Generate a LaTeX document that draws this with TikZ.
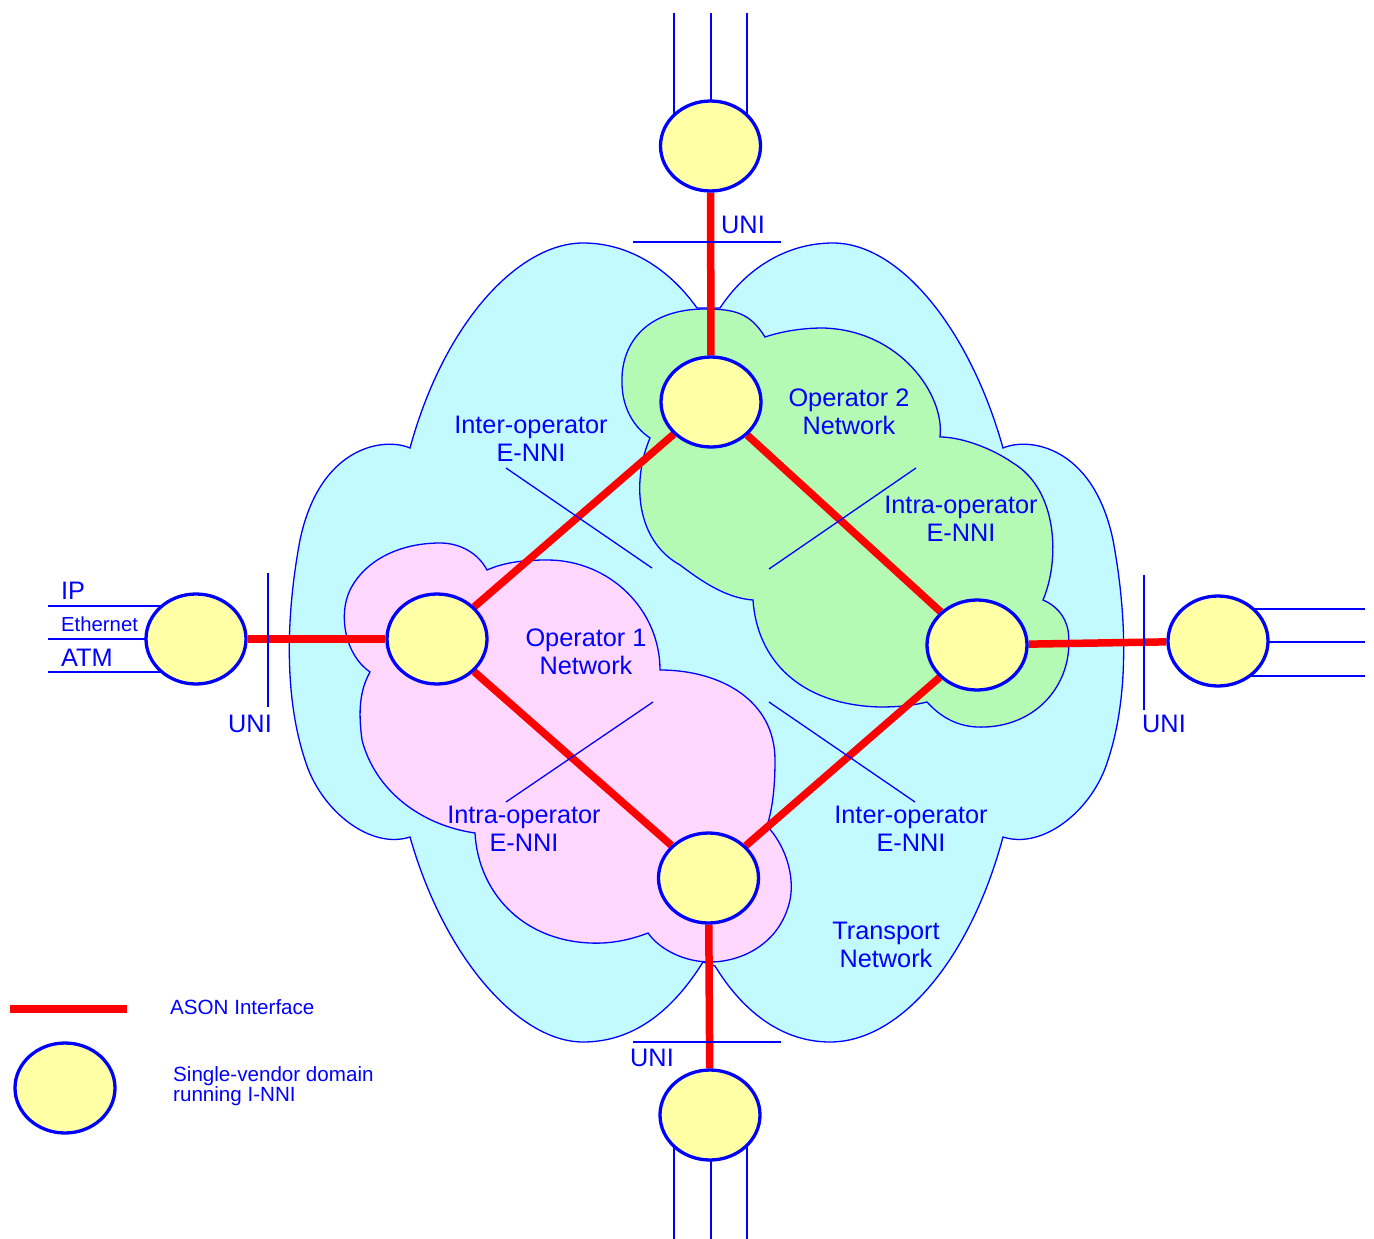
\documentclass[tikz,border=0pt]{standalone}
\usepackage{fontspec}
\setmainfont{Liberation Sans}
\usetikzlibrary{shapes.geometric}
\pgfdeclarelayer{clouds}
\pgfdeclarelayer{under}
\pgfsetlayers{clouds,under,main}
\definecolor{tcol}{RGB}{195,250,255}
\definecolor{gcol}{RGB}{180,250,180}
\definecolor{pcol}{RGB}{255,215,255}
\definecolor{ycol}{RGB}{255,255,165}
\begin{document}
\begin{tikzpicture}[x=1pt,y=-1pt,
  cloud/.style={draw=blue,line width=1.3pt},
  dom/.style={ellipse,draw=blue,line width=3.3pt,fill=ycol,minimum width=100pt,minimum height=90pt,inner sep=0pt},
  ason/.style={red,line width=7.5pt},
  thinl/.style={blue,line width=1.3pt},
  lbl/.style={text=blue,font=\fontsize{25.3}{28}\selectfont,align=center,inner sep=0pt},
  small/.style={text=blue,font=\fontsize{20.6}{20.5}\selectfont,align=left,inner sep=0pt,anchor=west}]

\useasboundingbox (0,0) rectangle (1374,1239);

\begin{pgfonlayer}{clouds}
% Transport network
\path[cloud,fill=tcol] (697,308) .. controls (670,270) and (630,243) .. (583,243)
 .. controls (520,243) and (445,320) .. (410,448)
 .. controls (385,437) and (320,445) .. (300,540)
 .. controls (285,620) and (285,700) .. (305,760)
 .. controls (320,810) and (370,850) .. (410,837)
 .. controls (445,960) and (520,1042) .. (583,1042)
 .. controls (630,1042) and (670,1015) .. (703,962)
 -- (715,966)
 .. controls (745,1015) and (785,1042) .. (830,1042)
 .. controls (900,1042) and (970,960) .. (1003,837)
 .. controls (1043,850) and (1093,810) .. (1108,760)
 .. controls (1128,700) and (1128,620) .. (1113,540)
 .. controls (1093,445) and (1028,437) .. (1003,448)
 .. controls (970,330) and (900,243) .. (833,243)
 .. controls (785,243) and (745,270) .. (720,308)
 -- cycle;
% Operator 2
\path[cloud,fill=gcol] (765,337) .. controls (750,313) and (735,309) .. (705,309)
 .. controls (650,309) and (620,340) .. (622,385)
 .. controls (623,410) and (635,428) .. (650,438)
 .. controls (632,480) and (635,540) .. (680,565)
 .. controls (700,580) and (725,598) .. (753,600)
 .. controls (757,660) and (800,705) .. (880,707)
 .. controls (900,707) and (915,705) .. (927,702)
 .. controls (945,722) and (965,728) .. (985,727)
 .. controls (1040,725) and (1075,680) .. (1068,630)
 .. controls (1065,615) and (1055,605) .. (1043,600)
 .. controls (1060,560) and (1058,490) .. (1013,463)
 .. controls (990,447) and (960,437) .. (940,437)
 .. controls (945,395) and (900,330) .. (823,328)
 .. controls (800,328) and (780,332) .. (765,337) -- cycle;
% Operator 1
\path[cloud,fill=pcol] (487,570) .. controls (505,562) and (525,560) .. (547,560)
 .. controls (610,560) and (660,610) .. (660,670)
 .. controls (720,670) and (775,700) .. (775,760)
 .. controls (775,790) and (772,810) .. (767,826)
 .. controls (785,845) and (795,875) .. (790,900)
 .. controls (780,945) and (740,962) .. (710,962)
 .. controls (685,962) and (660,950) .. (648,933)
 .. controls (630,940) and (610,944) .. (590,943)
 .. controls (520,940) and (478,890) .. (475,833)
 .. controls (420,825) and (375,790) .. (362,740)
 .. controls (358,710) and (360,690) .. (370,672)
 .. controls (345,655) and (338,615) .. (350,590)
 .. controls (365,560) and (400,543) .. (440,543)
 .. controls (460,543) and (478,553) .. (487,570) -- cycle;
\end{pgfonlayer}

% domains
\node[dom] (tout) at (710.5,146) {};
\node[dom] (op2) at (711,402) {};
\node[dom] (op1) at (437,639) {};
\node[dom] (rn) at (977,645) {};
\node[dom] (bn) at (708.5,878) {};
\node[dom] (bout) at (710,1115) {};
\node[dom] (lout) at (196,639) {};
\node[dom] (rout) at (1218,641) {};
\node[dom] (leg) at (65,1088) {};

\coordinate (ta) at (674,13);
\coordinate (tb) at (711,13);
\coordinate (tc) at (747,13);
\coordinate (ba) at (674,1239);
\coordinate (bb) at (711,1239);
\coordinate (bc) at (747,1239);
\coordinate (la) at (48,606);
\coordinate (lb) at (48,639);
\coordinate (lc) at (48,672);
\coordinate (ra) at (1365,609);
\coordinate (rb) at (1365,642);
\coordinate (rc) at (1365,676);

\begin{pgfonlayer}{under}
\draw[thinl] (ta) -- (ta |- tout.center);
\draw[thinl] (tb) -- (tb |- tout.center);
\draw[thinl] (tc) -- (tc |- tout.center);
\draw[thinl] (ba) -- (ba |- bout.center);
\draw[thinl] (bb) -- (bb |- bout.center);
\draw[thinl] (bc) -- (bc |- bout.center);
\draw[thinl] (la) -- (la -| lout.center);
\draw[thinl] (lb) -- (lb -| lout.center);
\draw[thinl] (lc) -- (lc -| lout.center);
\draw[thinl] (ra) -- (ra -| rout.center);
\draw[thinl] (rb) -- (rb -| rout.center);
\draw[thinl] (rc) -- (rc -| rout.center);
\draw[ason] (tout) -- (op2);
\draw[ason] (op2) -- (op1);
\draw[ason] (op2) -- (rn);
\draw[ason] (op1) -- (bn);
\draw[ason] (rn) -- (bn);
\draw[ason] (lout) -- (op1);
\draw[ason] (rn) -- (rout);
\draw[ason] (bn) -- (bout);
\end{pgfonlayer}

% UNI marks
\draw[thinl] (633,242) -- (781,242);
\draw[thinl] (633,1042) -- (781,1042);
\draw[thinl] (268,573) -- (268,707);
\draw[thinl] (1144,575) -- (1144,710);

% pointer lines
\coordinate (p1a) at (506,468); \coordinate (p1b) at (652,568);
\coordinate (p2a) at (916,468); \coordinate (p2b) at (769,569);
\coordinate (p3a) at (653,702); \coordinate (p3b) at (506,802);
\coordinate (p4a) at (769,702); \coordinate (p4b) at (915,802);
\draw[thinl] (p1a) -- (p1b);
\draw[thinl] (p2a) -- (p2b);
\draw[thinl] (p3a) -- (p3b);
\draw[thinl] (p4a) -- (p4b);

% labels
\node[lbl] (u1) at (743,225) {UNI};
\node[lbl] (u2) at (250,724) {UNI};
\node[lbl] (u3) at (1164,724) {UNI};
\node[lbl] (u4) at (652,1058) {UNI};
\node[lbl,anchor=west] (ip) at (61,591) {IP};
\node[lbl,anchor=west,font=\fontsize{20.3}{24}\selectfont] (eth) at (61,624.5) {Ethernet};
\node[lbl,anchor=west] (atm) at (61,658) {ATM};
\node[lbl] (l1) at (531,438.5) {Inter-operator\\E-NNI};
\node[lbl] (l2) at (849,412) {Operator 2\\Network};
\node[lbl] (l3) at (961,519) {Intra-operator\\E-NNI};
\node[lbl] (l4) at (586,652) {Operator 1\\Network};
\node[lbl] (l5) at (524,828.5) {Intra-operator\\E-NNI};
\node[lbl] (l6) at (911,828.5) {Inter-operator\\E-NNI};
\node[lbl] (l7) at (886,945) {Transport\\Network};

% legend
\coordinate (lga) at (10,1009);
\coordinate (lgb) at (127,1009);
\draw[ason] (lga) -- (lgb);
\node[small] (lt1) at (170,1007) {ASON Interface};
\node[small,text depth=0pt] (lt2) at (173,1084) {Single-vendor domain\\running I-NNI};
\end{tikzpicture}
\end{document}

·····

== Required work ==
Copy nothing but the lines from the top of the material through the line holding "(0,0) rectangle (1374,1239);", exactly as written; omit pictures.

== Solution below ==
Generate a LaTeX document that draws this with TikZ.
\documentclass[tikz,border=0pt]{standalone}
\usepackage{fontspec}
\setmainfont{Liberation Sans}
\usetikzlibrary{shapes.geometric}
\pgfdeclarelayer{clouds}
\pgfdeclarelayer{under}
\pgfsetlayers{clouds,under,main}
\definecolor{tcol}{RGB}{195,250,255}
\definecolor{gcol}{RGB}{180,250,180}
\definecolor{pcol}{RGB}{255,215,255}
\definecolor{ycol}{RGB}{255,255,165}
\begin{document}
\begin{tikzpicture}[x=1pt,y=-1pt,
  cloud/.style={draw=blue,line width=1.3pt},
  dom/.style={ellipse,draw=blue,line width=3.3pt,fill=ycol,minimum width=100pt,minimum height=90pt,inner sep=0pt},
  ason/.style={red,line width=7.5pt},
  thinl/.style={blue,line width=1.3pt},
  lbl/.style={text=blue,font=\fontsize{25.3}{28}\selectfont,align=center,inner sep=0pt},
  small/.style={text=blue,font=\fontsize{20.6}{20.5}\selectfont,align=left,inner sep=0pt,anchor=west}]

\useasboundingbox (0,0) rectangle (1374,1239);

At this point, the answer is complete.